» EXERCISE INSTRUCTIONS
From the records below, copy out exactly the lines from the one containing "The picture is" to the one containing "1500, 1750, 2000]", both included. Add nothing else.

» RECORDS SHOWN
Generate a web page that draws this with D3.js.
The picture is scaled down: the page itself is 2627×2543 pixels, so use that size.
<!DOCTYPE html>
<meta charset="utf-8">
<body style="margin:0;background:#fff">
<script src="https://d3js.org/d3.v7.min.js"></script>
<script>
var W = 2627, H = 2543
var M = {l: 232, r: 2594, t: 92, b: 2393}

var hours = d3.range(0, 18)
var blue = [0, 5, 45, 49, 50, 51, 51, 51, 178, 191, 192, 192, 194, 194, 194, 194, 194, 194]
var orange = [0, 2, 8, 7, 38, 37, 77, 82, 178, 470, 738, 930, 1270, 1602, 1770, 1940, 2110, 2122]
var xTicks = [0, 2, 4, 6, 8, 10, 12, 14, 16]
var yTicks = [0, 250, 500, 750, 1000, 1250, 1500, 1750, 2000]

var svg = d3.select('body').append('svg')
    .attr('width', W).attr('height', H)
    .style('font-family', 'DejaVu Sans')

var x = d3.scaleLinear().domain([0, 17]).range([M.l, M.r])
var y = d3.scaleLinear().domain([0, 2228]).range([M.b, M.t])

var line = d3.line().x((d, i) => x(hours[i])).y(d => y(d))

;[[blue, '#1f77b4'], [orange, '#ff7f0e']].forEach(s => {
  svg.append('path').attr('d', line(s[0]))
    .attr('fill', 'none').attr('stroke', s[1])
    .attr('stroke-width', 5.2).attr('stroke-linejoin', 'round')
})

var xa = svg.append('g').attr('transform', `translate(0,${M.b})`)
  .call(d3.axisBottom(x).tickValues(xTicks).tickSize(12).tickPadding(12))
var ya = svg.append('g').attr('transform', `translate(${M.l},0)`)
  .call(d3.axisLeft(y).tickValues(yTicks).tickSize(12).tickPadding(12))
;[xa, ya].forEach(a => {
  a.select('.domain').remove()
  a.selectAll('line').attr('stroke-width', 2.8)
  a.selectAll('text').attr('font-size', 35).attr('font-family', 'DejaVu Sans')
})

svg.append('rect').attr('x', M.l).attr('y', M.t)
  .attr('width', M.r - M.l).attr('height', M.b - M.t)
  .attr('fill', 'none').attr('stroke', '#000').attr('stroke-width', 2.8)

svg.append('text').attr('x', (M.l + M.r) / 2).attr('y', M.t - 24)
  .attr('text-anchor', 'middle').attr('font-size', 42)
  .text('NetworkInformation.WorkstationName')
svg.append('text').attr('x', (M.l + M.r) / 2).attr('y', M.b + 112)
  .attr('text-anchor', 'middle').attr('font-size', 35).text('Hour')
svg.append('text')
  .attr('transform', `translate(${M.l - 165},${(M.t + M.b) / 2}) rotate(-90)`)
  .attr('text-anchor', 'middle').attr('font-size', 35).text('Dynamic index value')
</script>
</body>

* * *

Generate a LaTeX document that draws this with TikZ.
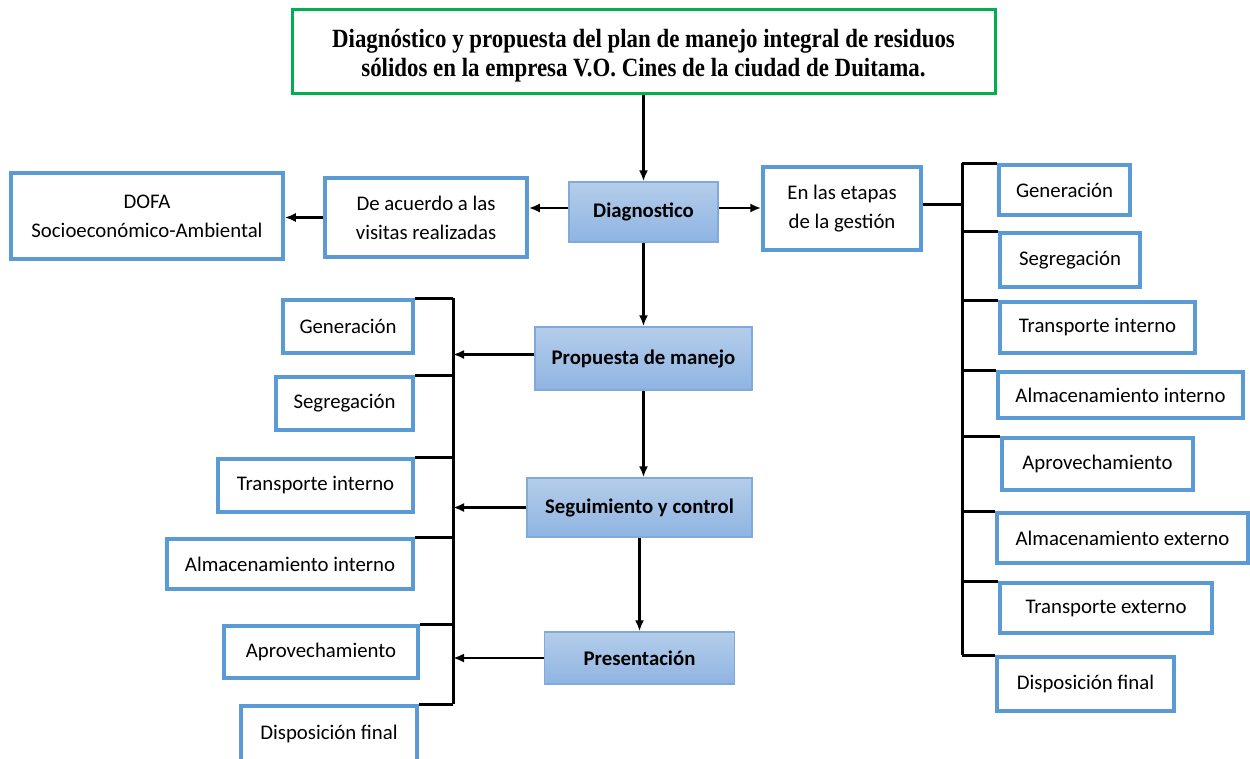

--

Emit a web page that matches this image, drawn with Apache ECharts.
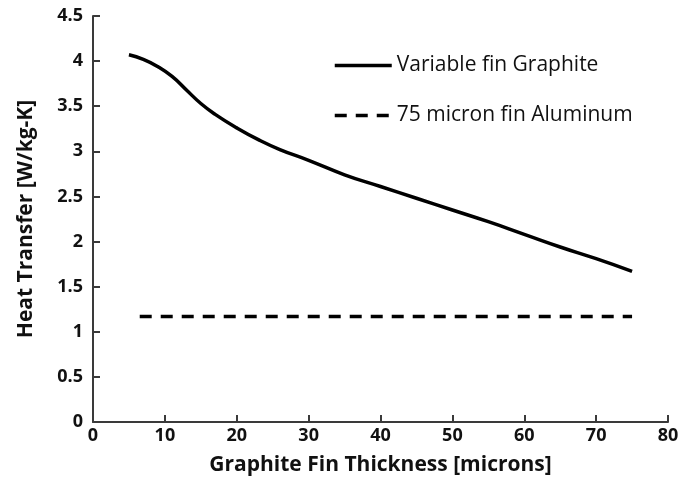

» RIGHT ANSWER
The picture is scaled down: the page itself is 2627×2543 pixels, so use that size.
<!DOCTYPE html>
<meta charset="utf-8">
<body style="margin:0;background:#fff">
<script src="https://d3js.org/d3.v7.min.js"></script>
<script>
var W = 2627, H = 2543
var M = {l: 232, r: 2594, t: 92, b: 2393}

var hours = d3.range(0, 18)
var blue = [0, 5, 45, 49, 50, 51, 51, 51, 178, 191, 192, 192, 194, 194, 194, 194, 194, 194]
var orange = [0, 2, 8, 7, 38, 37, 77, 82, 178, 470, 738, 930, 1270, 1602, 1770, 1940, 2110, 2122]
var xTicks = [0, 2, 4, 6, 8, 10, 12, 14, 16]
var yTicks = [0, 250, 500, 750, 1000, 1250, 1500, 1750, 2000]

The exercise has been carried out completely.